* Collected data *
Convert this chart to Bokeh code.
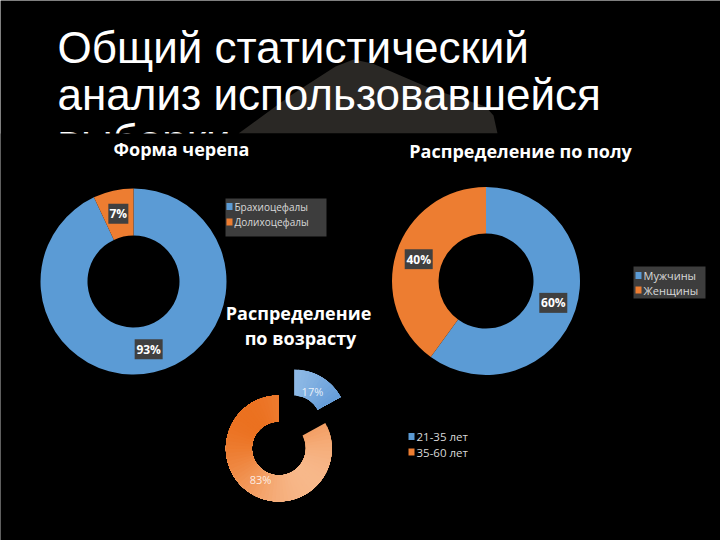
import math
from bokeh.plotting import figure
from bokeh.models import Range1d
from bokeh.core.properties import value
from bokeh.embed import file_html
from bokeh.resources import INLINE

# ---------------- data ----------------
title_lines = ["Общий статистический", "анализ использовавшейся", "выборки"]

skull_title = "Форма черепа"
skull_categories = ["Брахиоцефалы", "Долихоцефалы"]
skull_values = [93, 7]

sex_title = "Распределение по полу"
sex_categories = ["Мужчины", "Женщины"]
sex_values = [60, 40]

age_title = ["Распределение", "по возрасту"]
age_categories = ["21-35 лет", "35-60 лет"]
age_values = [17, 83]

# ---------------- style ----------------
BLUE = "#5b9bd5"
ORANGE = "#ed7d31"
W, H = 720, 540
BODY_FONT = value("Open Sans")


def Y(y):
    return H - y


p = figure(width=W, height=H, x_range=Range1d(0, W), y_range=Range1d(0, H),
           output_backend="svg", toolbar_location=None, min_border=0,
           x_axis_location=None, y_axis_location=None)
p.grid.visible = False
p.outline_line_color = None
p.background_fill_color = "black"
p.border_fill_color = "black"

# background decoration behind the title
p.patch(x=[238, 290, 335, 353, 372, 430, 485, 493, 497],
        y=[Y(133), Y(95), Y(66), Y(59), Y(63), Y(88), Y(106), Y(115), Y(133)],
        fill_color="#2a2825", line_color=None)

# slide title
for i, line in enumerate(title_lines):
    p.text(x=[57], y=[Y(47 + i * 46.5)], text=[line], text_font=value("Liberation Sans"),
           text_font_size="44px", text_color="white", text_baseline="alphabetic",
           text_align="left")

# pasted picture covers the lower part of the slide
p.quad(left=[0], right=[W], top=[Y(133)], bottom=[0], fill_color="black", line_color=None)


def angles(values):
    tot = float(sum(values))
    out = []
    c = 0.0
    for v in values:
        c0, c1 = c, c + v / tot
        out.append((c0, c1))
        c = c1
    return out


def donut(cx, cy, r_in, r_out, values, colors):
    segs = angles(values)
    starts = [math.pi / 2 - 2 * math.pi * c1 for c0, c1 in segs]
    ends = [math.pi / 2 - 2 * math.pi * c0 for c0, c1 in segs]
    p.annular_wedge(x=[cx] * len(values), y=[Y(cy)] * len(values),
                    inner_radius=r_in, outer_radius=r_out,
                    start_angle=starts, end_angle=ends,
                    fill_color=colors, line_color=None)
    rm = (r_in + r_out) / 2
    for (c0, c1), v in zip(segs, values):
        th = 2 * math.pi * (c0 + c1) / 2
        lx = cx + rm * math.sin(th)
        ly = Y(cy) + rm * math.cos(th)
        lab = f"{v}%"
        p.rect(x=[lx], y=[ly], width=8 * len(lab) + 4, height=20,
               width_units="screen", height_units="screen",
               fill_color="#404040", line_color=None)
        p.text(x=[lx], y=[ly], text=[lab], text_font=BODY_FONT, text_font_style="bold",
               text_font_size="12px", text_color="white",
               text_align="center", text_baseline="middle")


def legend(x0, y0, dy, cats, colors, size, box=None):
    if box is not None:
        l, t, r, b = box
        p.quad(left=[l], right=[r], top=[Y(t)], bottom=[Y(b)],
               fill_color="#3d3d3d", line_color=None)
    for i, (c, col) in enumerate(zip(cats, colors)):
        yy = Y(y0 + i * dy)
        p.rect(x=[x0], y=[yy], width=6, height=7, width_units="screen",
               height_units="screen", fill_color=col, line_color=None)
        p.text(x=[x0 + 5], y=[yy], text=[c], text_font=BODY_FONT,
               text_font_size=size, text_color="#d9d9d9",
               text_align="left", text_baseline="middle")


def title(x, y, txt, size="18px"):
    p.text(x=[x], y=[Y(y)], text=[txt], text_font=BODY_FONT, text_font_style="bold",
           text_font_size=size, text_color="white", text_align="center",
           text_baseline="middle")


# ---- chart 1: skull form ----
title(181, 148, skull_title)
donut(133, 281, 46, 93, skull_values, [BLUE, ORANGE])
legend(229, 206, 15.5, skull_categories, [BLUE, ORANGE], "10px", box=(225, 198, 326, 236))

# ---- chart 2: sex ----
title(520, 150, sex_title)
donut(485.5, 280.5, 47.5, 94, sex_values, [BLUE, ORANGE])
legend(638, 275, 14.5, sex_categories, [BLUE, ORANGE], "11px", box=(633, 266, 705, 298))

# ---- chart 3: age (exploded, gradient) ----
title(298, 312, age_title[0])
title(300, 337, age_title[1])


def lerp(c1, c2, t):
    t = max(0.0, min(1.0, t))
    a = [int(c1[i:i + 2], 16) for i in (1, 3, 5)]
    b = [int(c2[i:i + 2], 16) for i in (1, 3, 5)]
    return "#" + "".join(f"{int(round(a[k] + (b[k] - a[k]) * t)):02x}" for k in range(3))


age_cx, age_cy, age_d, age_rin, age_rout = 286, 435, 15, 27, 53
grads = [("#9cc3ea", "#4787cf"), ("#eb7120", "#f7b88a")]
segs = angles(age_values)
for (c0, c1), v, (g0, g1) in zip(segs, age_values, grads):
    mid = 2 * math.pi * (c0 + c1) / 2
    scx = age_cx + age_d * math.sin(mid)
    scy = Y(age_cy) + age_d * math.cos(mid)
    n = max(4, int(round((c1 - c0) * 80)))
    xs, ys, st, en, cols = [], [], [], [], []
    for k in range(n):
        a0 = c0 + (c1 - c0) * k / n
        a1 = c0 + (c1 - c0) * (k + 1) / n
        am = 2 * math.pi * (a0 + a1) / 2
        # projection on top-left -> bottom-right diagonal
        px = math.sin(am)
        py = -math.cos(am)
        t = ((px + py) / math.sqrt(2) + 1) / 2
        xs.append(scx)
        ys.append(scy)
        # each band runs to the end of the slice; later bands overlay earlier ones
        st.append(math.pi / 2 - 2 * math.pi * c1)
        en.append(math.pi / 2 - 2 * math.pi * a0)
        cols.append(lerp(g0, g1, t))
    p.annular_wedge(x=xs, y=ys, inner_radius=age_rin, outer_radius=age_rout,
                    start_angle=st, end_angle=en, fill_color=cols, line_color=None)
    rm = 36
    lx = scx + rm * math.sin(mid)
    ly = scy + rm * math.cos(mid)
    p.text(x=[lx], y=[ly], text=[f"{v}%"], text_font=BODY_FONT, text_font_size="11px",
           text_color="white", text_alpha=0.85, text_align="center", text_baseline="middle")

legend(411, 436, 15.5, age_categories, [BLUE, ORANGE], "11.5px")

open("out.html", "w").write(file_html(p, INLINE))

* Instructions to follow *
Copy all the lines of data exactly as they appear, dropping any images.

* Exercise result *
Convert this chart to Bokeh code.
import math
from bokeh.plotting import figure
from bokeh.models import Range1d
from bokeh.core.properties import value
from bokeh.embed import file_html
from bokeh.resources import INLINE

# ---------------- data ----------------
title_lines = ["Общий статистический", "анализ использовавшейся", "выборки"]

skull_title = "Форма черепа"
skull_categories = ["Брахиоцефалы", "Долихоцефалы"]
skull_values = [93, 7]

sex_title = "Распределение по полу"
sex_categories = ["Мужчины", "Женщины"]
sex_values = [60, 40]

age_title = ["Распределение", "по возрасту"]
age_categories = ["21-35 лет", "35-60 лет"]
age_values = [17, 83]

# ---------------- style ----------------
BLUE = "#5b9bd5"
ORANGE = "#ed7d31"
W, H = 720, 540
BODY_FONT = value("Open Sans")


def Y(y):
    return H - y


p = figure(width=W, height=H, x_range=Range1d(0, W), y_range=Range1d(0, H),
           output_backend="svg", toolbar_location=None, min_border=0,
           x_axis_location=None, y_axis_location=None)
p.grid.visible = False
p.outline_line_color = None
p.background_fill_color = "black"
p.border_fill_color = "black"

# background decoration behind the title
p.patch(x=[238, 290, 335, 353, 372, 430, 485, 493, 497],
        y=[Y(133), Y(95), Y(66), Y(59), Y(63), Y(88), Y(106), Y(115), Y(133)],
        fill_color="#2a2825", line_color=None)

# slide title
for i, line in enumerate(title_lines):
    p.text(x=[57], y=[Y(47 + i * 46.5)], text=[line], text_font=value("Liberation Sans"),
           text_font_size="44px", text_color="white", text_baseline="alphabetic",
           text_align="left")

# pasted picture covers the lower part of the slide
p.quad(left=[0], right=[W], top=[Y(133)], bottom=[0], fill_color="black", line_color=None)


def angles(values):
    tot = float(sum(values))
    out = []
    c = 0.0
    for v in values:
        c0, c1 = c, c + v / tot
        out.append((c0, c1))
        c = c1
    return out


def donut(cx, cy, r_in, r_out, values, colors):
    segs = angles(values)
    starts = [math.pi / 2 - 2 * math.pi * c1 for c0, c1 in segs]
    ends = [math.pi / 2 - 2 * math.pi * c0 for c0, c1 in segs]
    p.annular_wedge(x=[cx] * len(values), y=[Y(cy)] * len(values),
                    inner_radius=r_in, outer_radius=r_out,
                    start_angle=starts, end_angle=ends,
                    fill_color=colors, line_color=None)
    rm = (r_in + r_out) / 2
    for (c0, c1), v in zip(segs, values):
        th = 2 * math.pi * (c0 + c1) / 2
        lx = cx + rm * math.sin(th)
        ly = Y(cy) + rm * math.cos(th)
        lab = f"{v}%"
        p.rect(x=[lx], y=[ly], width=8 * len(lab) + 4, height=20,
               width_units="screen", height_units="screen",
               fill_color="#404040", line_color=None)
        p.text(x=[lx], y=[ly], text=[lab], text_font=BODY_FONT, text_font_style="bold",
               text_font_size="12px", text_color="white",
               text_align="center", text_baseline="middle")


def legend(x0, y0, dy, cats, colors, size, box=None):
    if box is not None:
        l, t, r, b = box
        p.quad(left=[l], right=[r], top=[Y(t)], bottom=[Y(b)],
               fill_color="#3d3d3d", line_color=None)
    for i, (c, col) in enumerate(zip(cats, colors)):
        yy = Y(y0 + i * dy)
        p.rect(x=[x0], y=[yy], width=6, height=7, width_units="screen",
               height_units="screen", fill_color=col, line_color=None)
        p.text(x=[x0 + 5], y=[yy], text=[c], text_font=BODY_FONT,
               text_font_size=size, text_color="#d9d9d9",
               text_align="left", text_baseline="middle")


def title(x, y, txt, size="18px"):
    p.text(x=[x], y=[Y(y)], text=[txt], text_font=BODY_FONT, text_font_style="bold",
           text_font_size=size, text_color="white", text_align="center",
           text_baseline="middle")


# ---- chart 1: skull form ----
title(181, 148, skull_title)
donut(133, 281, 46, 93, skull_values, [BLUE, ORANGE])
legend(229, 206, 15.5, skull_categories, [BLUE, ORANGE], "10px", box=(225, 198, 326, 236))

# ---- chart 2: sex ----
title(520, 150, sex_title)
donut(485.5, 280.5, 47.5, 94, sex_values, [BLUE, ORANGE])
legend(638, 275, 14.5, sex_categories, [BLUE, ORANGE], "11px", box=(633, 266, 705, 298))

# ---- chart 3: age (exploded, gradient) ----
title(298, 312, age_title[0])
title(300, 337, age_title[1])


def lerp(c1, c2, t):
    t = max(0.0, min(1.0, t))
    a = [int(c1[i:i + 2], 16) for i in (1, 3, 5)]
    b = [int(c2[i:i + 2], 16) for i in (1, 3, 5)]
    return "#" + "".join(f"{int(round(a[k] + (b[k] - a[k]) * t)):02x}" for k in range(3))


age_cx, age_cy, age_d, age_rin, age_rout = 286, 435, 15, 27, 53
grads = [("#9cc3ea", "#4787cf"), ("#eb7120", "#f7b88a")]
segs = angles(age_values)
for (c0, c1), v, (g0, g1) in zip(segs, age_values, grads):
    mid = 2 * math.pi * (c0 + c1) / 2
    scx = age_cx + age_d * math.sin(mid)
    scy = Y(age_cy) + age_d * math.cos(mid)
    n = max(4, int(round((c1 - c0) * 80)))
    xs, ys, st, en, cols = [], [], [], [], []
    for k in range(n):
        a0 = c0 + (c1 - c0) * k / n
        a1 = c0 + (c1 - c0) * (k + 1) / n
        am = 2 * math.pi * (a0 + a1) / 2
        # projection on top-left -> bottom-right diagonal
        px = math.sin(am)
        py = -math.cos(am)
        t = ((px + py) / math.sqrt(2) + 1) / 2
        xs.append(scx)
        ys.append(scy)
        # each band runs to the end of the slice; later bands overlay earlier ones
        st.append(math.pi / 2 - 2 * math.pi * c1)
        en.append(math.pi / 2 - 2 * math.pi * a0)
        cols.append(lerp(g0, g1, t))
    p.annular_wedge(x=xs, y=ys, inner_radius=age_rin, outer_radius=age_rout,
                    start_angle=st, end_angle=en, fill_color=cols, line_color=None)
    rm = 36
    lx = scx + rm * math.sin(mid)
    ly = scy + rm * math.cos(mid)
    p.text(x=[lx], y=[ly], text=[f"{v}%"], text_font=BODY_FONT, text_font_size="11px",
           text_color="white", text_alpha=0.85, text_align="center", text_baseline="middle")

legend(411, 436, 15.5, age_categories, [BLUE, ORANGE], "11.5px")

open("out.html", "w").write(file_html(p, INLINE))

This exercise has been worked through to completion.